◆ **AIM**: Restate the listing that follows word for word, without its pictures.

○ ○ ○ ○ ○

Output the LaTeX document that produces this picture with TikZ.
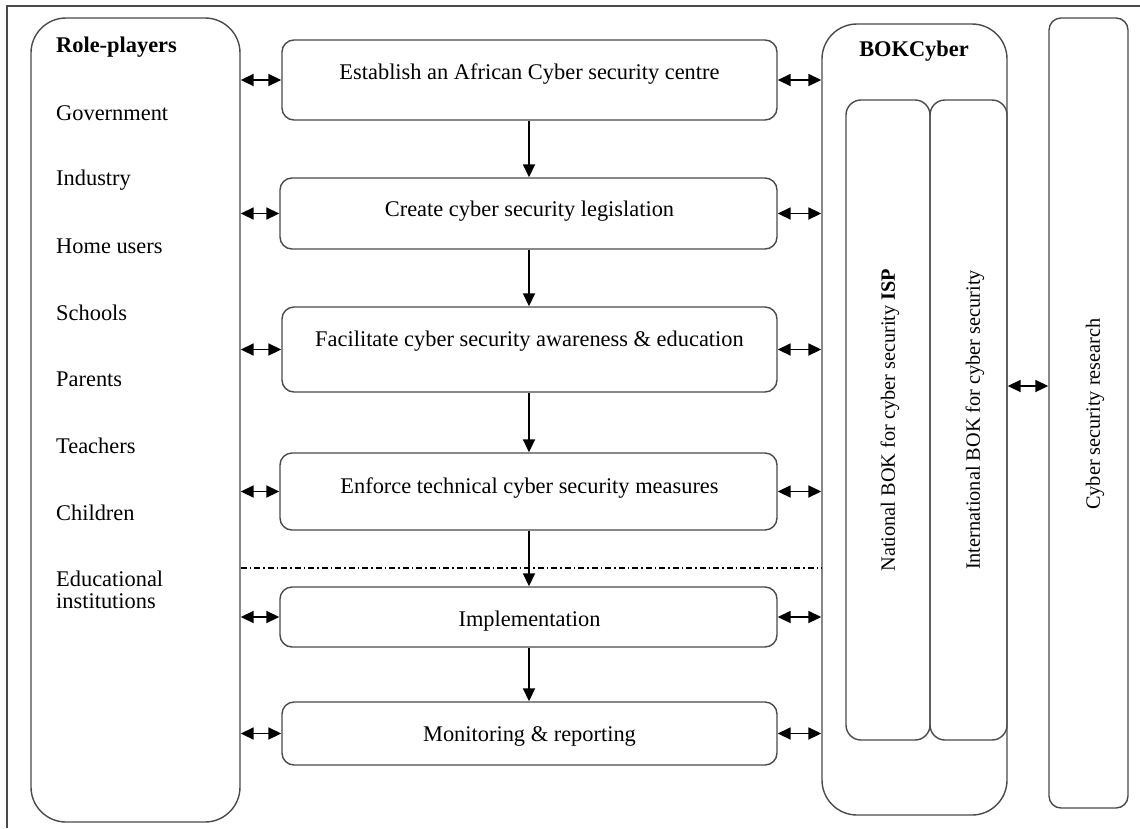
\documentclass[tikz,border=0pt]{standalone}
\usepackage{fontspec}
\setmainfont{Liberation Serif}
\usetikzlibrary{arrows.meta}
\definecolor{edge}{HTML}{4A4A4A}
\tikzset{
  box/.style={draw=edge, line width=1.4pt, rounded corners=12pt, inner sep=0pt},
  bigbox/.style={draw=edge, line width=1.4pt, rounded corners=35pt, inner sep=0pt},
  txt/.style={font=\fontsize{22.4}{22}\selectfont, inner sep=0pt},
  vtxt/.style={font=\fontsize{20.3}{22}\selectfont, inner sep=0pt, rotate=90},
  item/.style={txt, anchor=west, align=left},
  dbl/.style={line width=1.8pt, {Triangle[length=13pt,width=12pt]}-{Triangle[length=13pt,width=12pt]}},
  flow/.style={line width=1.8pt, -{Triangle[length=13pt,width=12pt]}},
}
\begin{document}
\begin{tikzpicture}[x=1pt,y=-1pt]
\useasboundingbox (0,0) rectangle (1140,828);
% frame
\draw[edge, line width=1.5pt] (7,828) -- (7,6) -- (1140,6);
% role-players
\node[bigbox, minimum width=209pt, minimum height=804pt] (role) at (135.5,420) {};
\node[item, font=\fontsize{22.4}{22}\selectfont\bfseries] (rp) at (56,47.5) {Role-players};
\node[item] (g1) at (56,113.5) {Government};
\node[item] (g2) at (56,180.5) {Industry};
\node[item] (g3) at (56,246.5) {Home users};
\node[item] (g4) at (56,312.5) {Schools};
\node[item] (g5) at (56,379.5) {Parents};
\node[item] (g6) at (56,445.5) {Teachers};
\node[item] (g7) at (56,512.5) {Children};
\node[item] (g8) at (56,589.5) {Educational\\[0pt]institutions};
% process boxes
\node[box, minimum width=495pt, minimum height=80pt] (b1) at (529.5,80) {};
\node[box, minimum width=497pt, minimum height=71pt] (b2) at (528.5,213.5) {};
\node[box, minimum width=495pt, minimum height=85pt] (b3) at (529.5,349.5) {};
\node[box, minimum width=497pt, minimum height=77pt] (b4) at (528.5,491.5) {};
\node[box, minimum width=497pt, minimum height=60pt] (b5) at (528.5,617) {};
\node[box, minimum width=495pt, minimum height=63pt] (b6) at (529.5,733.5) {};
\node[txt] (t1) at (529.5,74) {Establish an African Cyber security centre};
\node[txt] (t2) at (529.5,211.5) {Create cyber security legislation};
\node[txt] (t3) at (529.5,341.5) {Facilitate cyber security awareness \& education};
\node[txt] (t4) at (529.5,488.5) {Enforce technical cyber security measures};
\node[txt] (t5) at (529.5,621.5) {Implementation};
\node[txt] (t6) at (529.5,736.5) {Monitoring \& reporting};
% BOKCyber
\node[bigbox, minimum width=185pt, minimum height=791pt] (bok) at (914.5,419.5) {};
\node[txt, font=\fontsize{22.4}{22}\selectfont\bfseries] (bokt) at (914,51.5) {BOKCyber};
\node[box, rounded corners=15pt, minimum width=84pt, minimum height=640pt] (nat) at (888,420) {};
\node[box, rounded corners=15pt, minimum width=77pt, minimum height=640pt] (int) at (968.5,420) {};
\node[vtxt] (natt) at (890,420) {National BOK for cyber security \textbf{ISP}};
\node[vtxt] (intt) at (975,420) {International BOK for cyber security};
% research
\node[box, minimum width=79pt, minimum height=790pt] (res) at (1088.5,413) {};
\node[vtxt] (rest) at (1095,414) {Cyber security research};
% connectors
\foreach \b in {b1,b2,b3,b4,b5,b6}{
  \draw[dbl] (\b.west -| role.east) -- (\b.west);
  \draw[dbl] (\b.east) -- (\b.east -| bok.west);
}
\coordinate (ax) at (529,0);
\draw[flow] (b1.south -| ax) -- (b2.north -| ax);
\draw[flow] (b2.south -| ax) -- (b3.north -| ax);
\draw[flow] (b3.south -| ax) -- (b4.north -| ax);
\draw[flow] (b4.south -| ax) -- (b5.north -| ax);
\draw[flow] (b5.south -| ax) -- (b6.north -| ax);
\coordinate (ry) at (0,386);
\draw[dbl] (int.east |- ry) -- (res.west |- ry);
\coordinate (dy) at (0,568);
\draw[line width=1.1pt, dash pattern=on 6pt off 3pt on 1.5pt off 3pt] (role.east |- dy) -- (bok.west |- dy);
\end{tikzpicture}
\end{document}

○ ○ ○ ○ ○

◆ **EXERCISE OUTPUT**:
Output the LaTeX document that produces this picture with TikZ.
\documentclass[tikz,border=0pt]{standalone}
\usepackage{fontspec}
\setmainfont{Liberation Serif}
\usetikzlibrary{arrows.meta}
\definecolor{edge}{HTML}{4A4A4A}
\tikzset{
  box/.style={draw=edge, line width=1.4pt, rounded corners=12pt, inner sep=0pt},
  bigbox/.style={draw=edge, line width=1.4pt, rounded corners=35pt, inner sep=0pt},
  txt/.style={font=\fontsize{22.4}{22}\selectfont, inner sep=0pt},
  vtxt/.style={font=\fontsize{20.3}{22}\selectfont, inner sep=0pt, rotate=90},
  item/.style={txt, anchor=west, align=left},
  dbl/.style={line width=1.8pt, {Triangle[length=13pt,width=12pt]}-{Triangle[length=13pt,width=12pt]}},
  flow/.style={line width=1.8pt, -{Triangle[length=13pt,width=12pt]}},
}
\begin{document}
\begin{tikzpicture}[x=1pt,y=-1pt]
\useasboundingbox (0,0) rectangle (1140,828);
% frame
\draw[edge, line width=1.5pt] (7,828) -- (7,6) -- (1140,6);
% role-players
\node[bigbox, minimum width=209pt, minimum height=804pt] (role) at (135.5,420) {};
\node[item, font=\fontsize{22.4}{22}\selectfont\bfseries] (rp) at (56,47.5) {Role-players};
\node[item] (g1) at (56,113.5) {Government};
\node[item] (g2) at (56,180.5) {Industry};
\node[item] (g3) at (56,246.5) {Home users};
\node[item] (g4) at (56,312.5) {Schools};
\node[item] (g5) at (56,379.5) {Parents};
\node[item] (g6) at (56,445.5) {Teachers};
\node[item] (g7) at (56,512.5) {Children};
\node[item] (g8) at (56,589.5) {Educational\\[0pt]institutions};
% process boxes
\node[box, minimum width=495pt, minimum height=80pt] (b1) at (529.5,80) {};
\node[box, minimum width=497pt, minimum height=71pt] (b2) at (528.5,213.5) {};
\node[box, minimum width=495pt, minimum height=85pt] (b3) at (529.5,349.5) {};
\node[box, minimum width=497pt, minimum height=77pt] (b4) at (528.5,491.5) {};
\node[box, minimum width=497pt, minimum height=60pt] (b5) at (528.5,617) {};
\node[box, minimum width=495pt, minimum height=63pt] (b6) at (529.5,733.5) {};
\node[txt] (t1) at (529.5,74) {Establish an African Cyber security centre};
\node[txt] (t2) at (529.5,211.5) {Create cyber security legislation};
\node[txt] (t3) at (529.5,341.5) {Facilitate cyber security awareness \& education};
\node[txt] (t4) at (529.5,488.5) {Enforce technical cyber security measures};
\node[txt] (t5) at (529.5,621.5) {Implementation};
\node[txt] (t6) at (529.5,736.5) {Monitoring \& reporting};
% BOKCyber
\node[bigbox, minimum width=185pt, minimum height=791pt] (bok) at (914.5,419.5) {};
\node[txt, font=\fontsize{22.4}{22}\selectfont\bfseries] (bokt) at (914,51.5) {BOKCyber};
\node[box, rounded corners=15pt, minimum width=84pt, minimum height=640pt] (nat) at (888,420) {};
\node[box, rounded corners=15pt, minimum width=77pt, minimum height=640pt] (int) at (968.5,420) {};
\node[vtxt] (natt) at (890,420) {National BOK for cyber security \textbf{ISP}};
\node[vtxt] (intt) at (975,420) {International BOK for cyber security};
% research
\node[box, minimum width=79pt, minimum height=790pt] (res) at (1088.5,413) {};
\node[vtxt] (rest) at (1095,414) {Cyber security research};
% connectors
\foreach \b in {b1,b2,b3,b4,b5,b6}{
  \draw[dbl] (\b.west -| role.east) -- (\b.west);
  \draw[dbl] (\b.east) -- (\b.east -| bok.west);
}
\coordinate (ax) at (529,0);
\draw[flow] (b1.south -| ax) -- (b2.north -| ax);
\draw[flow] (b2.south -| ax) -- (b3.north -| ax);
\draw[flow] (b3.south -| ax) -- (b4.north -| ax);
\draw[flow] (b4.south -| ax) -- (b5.north -| ax);
\draw[flow] (b5.south -| ax) -- (b6.north -| ax);
\coordinate (ry) at (0,386);
\draw[dbl] (int.east |- ry) -- (res.west |- ry);
\coordinate (dy) at (0,568);
\draw[line width=1.1pt, dash pattern=on 6pt off 3pt on 1.5pt off 3pt] (role.east |- dy) -- (bok.west |- dy);
\end{tikzpicture}
\end{document}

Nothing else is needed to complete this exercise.